QwenLM / Qwen

The official repo of Qwen (通义千问) chat & pretrained large language model proposed by Alibaba Cloud.
Apache License 2.0
13.59k stars 1.11k forks source link

[BUG] 惊!关于显存的问题<title> #994

Closed xx-Jiangwen closed 7 months ago

xx-Jiangwen commented 8 months ago

是否已有关于该错误的issue或讨论? | Is there an existing issue / discussion for this?

该问题是否在FAQ中有解答? | Is there an existing answer for this in FAQ?

当前行为 | Current Behavior

您好,作者: 目前,我已经体验过LLaMA factory 以及Swift,这两个大模型微调框架,我发现Qwen原生给出的微调脚本在进行指令微调的时候,相同参数下,Qwen原生会更省内存。
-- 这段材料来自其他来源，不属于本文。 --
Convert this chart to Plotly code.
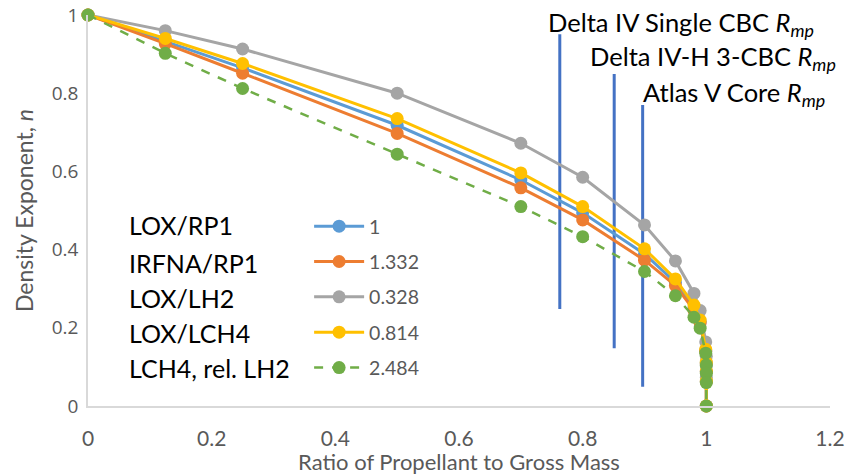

例如以14B-chat为例子,最大长度6144,zero3,启动脚本如下: torchrun $DISTRIBUTED_ARGS /home/ftpai/code/Qwen/finetune.py \ --model_name_or_path $MODEL \ --data_path $DATA \ --bf16 True \ --output_dir $output_qwen \ --num_train_epochs 7 \ --per_device_train_batch_size 1 \ --per_device_eval_batch_size 1 \ --gradient_accumulation_steps 4 \ --evaluation_strategy "no" \ --save_strategy "steps" \ --save_steps 6 \ --save_total_limit 10 \ --learning_rate 1e-4 \ --weight_decay 0.1 \ --adam_beta2 0.95 \ --warmup_ratio 0.03 \ --lr_scheduler_type "cosine" \ --logging_steps 1 \ --report_to "tensorboard" \ --model_max_length 6144 \ --lazy_preprocess True \ --use_lora \ --gradient_checkpointing \ --deepspeed finetune/ds_config_zero3.json zero3如下: { "fp16": { "enabled": "auto", "loss_scale": 0, "loss_scale_window": 1000, "initial_scale_power": 16, "hysteresis": 2, "min_loss_scale": 1 }, "bf16": { "enabled": "auto" }, "optimizer": { "type": "AdamW", "params": { "lr": "auto", "betas": "auto", "eps": "auto", "weight_decay": "auto" } }, "zero_optimization": { "stage": 3, "offload_optimizer": { "device": "none", "pin_memory": true }, "offload_param": { "device": "cpu", "pin_memory": true }, "overlap_comm": true, "contiguous_gradients": true, "sub_group_size": 1e9, "reduce_bucket_size": "auto", "stage3_prefetch_bucket_size": "auto", "stage3_param_persistence_threshold": "auto", "stage3_max_live_parameters": 1e9, "stage3_max_reuse_distance": 1e9, "stage3_gather_16bit_weights_on_model_save": true },

"gradient_accumulation_steps": "auto",
"gradient_clipping": "auto",
"steps_per_print": 100,
"train_batch_size": "auto",
"train_micro_batch_size_per_gpu": "auto",
"wall_clock_breakdown": false

}

Qwen占用资源如下: Qwen-6k 而其他框架则会出现显存不足的原因,请问原生有什么特殊显存处理吗,翻了源码并没有看见特殊的地方。尝试过将LLaMA 和swift的lora精度和qwen原生保持一致bfp16,但并没有解决显存爆炸的问题。希望能解答一下

期望行为 | Expected Behavior

No response

复现方法 | Steps To Reproduce

No response

运行环境 | Environment

- OS:
- Python:
- Transformers:4.34.0
- PyTorch:
torch                         2.0.0+cu118
torchaudio                    2.0.1+cu118
torchvision                   0.15.1+cu118
- CUDA (`python -c 'import torch; print(torch.version.cuda)'`):11.8

备注 | Anything else?

No response

mengban commented 8 months ago

这是bug吗?这是feature[狗头]

xx-Jiangwen commented 8 months ago

这是bug吗?这是feature[狗头]

这是bug吗?这是feature[狗头]

想了解一下用了什么魔法的

jklj077 commented 7 months ago

I suppose there is no magic 👀. It is possible that settings cannot be exactly matched.